The
importance of meetings
The importance of meetings
is that people meet. Today we have to change that a old adage a bit, because
people can also “meet” over video conference and webcast and text
conferencing; all these have value, but
from my perspective are not the same as a good old fashioned face-to-face meeting and having the opportunity to share
common live experiences.
Over the last few days we
have been hosting the Quality Management Conference for Medical Laboratories
here in Vancouver. We have about 130 people
here, talking, eating, and sharing experience in one room. The audience included the full spectrum of
laboratory professionals interested in laboratory quality. There were laboratory technologists,
administrators, leaders and directors, investigators and consultants, and of
course, very important, partners and sponsors.
There were presentations and discussion, agreement and (respectful)
disagreement, and good food and entertainment.
It was, from my very biased
perspective, a very successful meeting of tangible minds in a live reality
experience.
F-t-F meetings are actually
becoming a lot harder to orchestrate, at least in Canada because resources for
hosting meetings and resources for attending meetings are shrinking. Both the public sector and private sector are
feeling the squeeze. But laboratory
administrations do need to recognize that Quality improvement does not happen
in a vacuum; improvement needs to be linked to continuing education. Education without meetings can and does
occur, but books and webcasts and staring at a computer can go only so
far. And while I appreciate that
industry is under its own set of pressures from competition and Merger and Acquisition
(M&A), cutting off its audience doesn’t make things better; it makes things
worse. A single meeting brings the
sponsor together with a hundred or more contacts. Everybody wins.
There were a number of
themes that arose during the two and a half days:
· There
are links between medical laboratory quality and standardization in all its
guises.
· Quality
and Safety and Risk and Error are intimately linked and improved through appropriate
application of Quality tools
· The critical
role for Quality education at all levels.

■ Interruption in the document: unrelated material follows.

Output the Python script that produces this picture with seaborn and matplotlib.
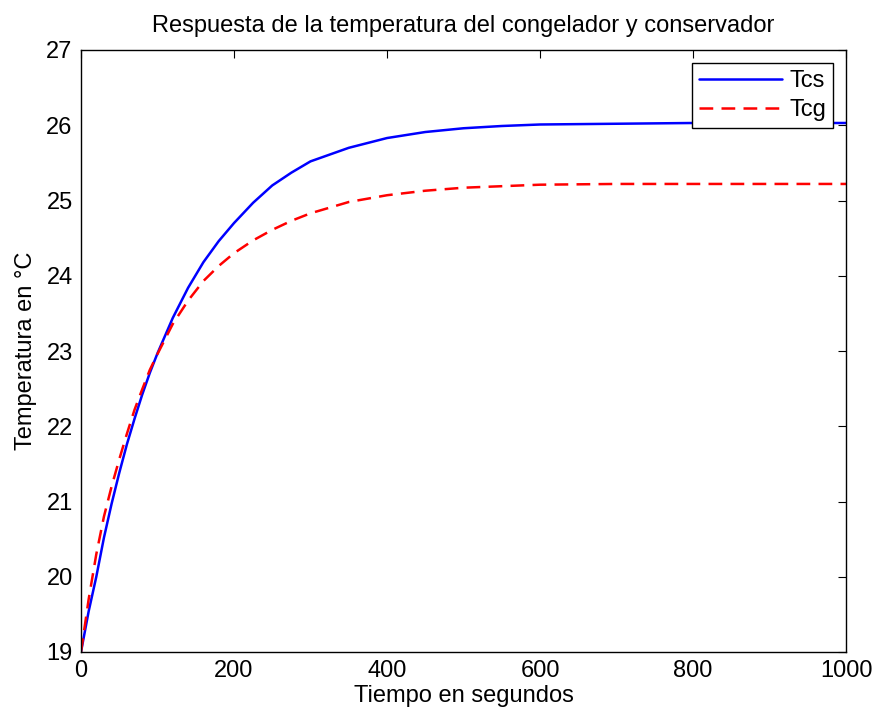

(over all consensus is that starting on-the-job is way too late!)
· Laboratory
Quality has huge impact on patient care, and its corollary, patients can and do
make their mark on laboratory management through voicing concerns and compliments
and complaints.
More information to follow.
This was not our “first
rodeo”; over the years we have put on about 25 conferences. This was our most ambitious, and from many
perspectives, our most successful.
The presentations will soon
all be posted and we will share the link.
Our most immediate task is
to make sure people fill in the Evaluation form. I don’t know why, but getting that part done
is often like pulling teeth. I am hoping
that we can get to 15%, but even that may turn out to be a lot of work.
I am starting to think we have to start building in
incentives for submitting an evaluation.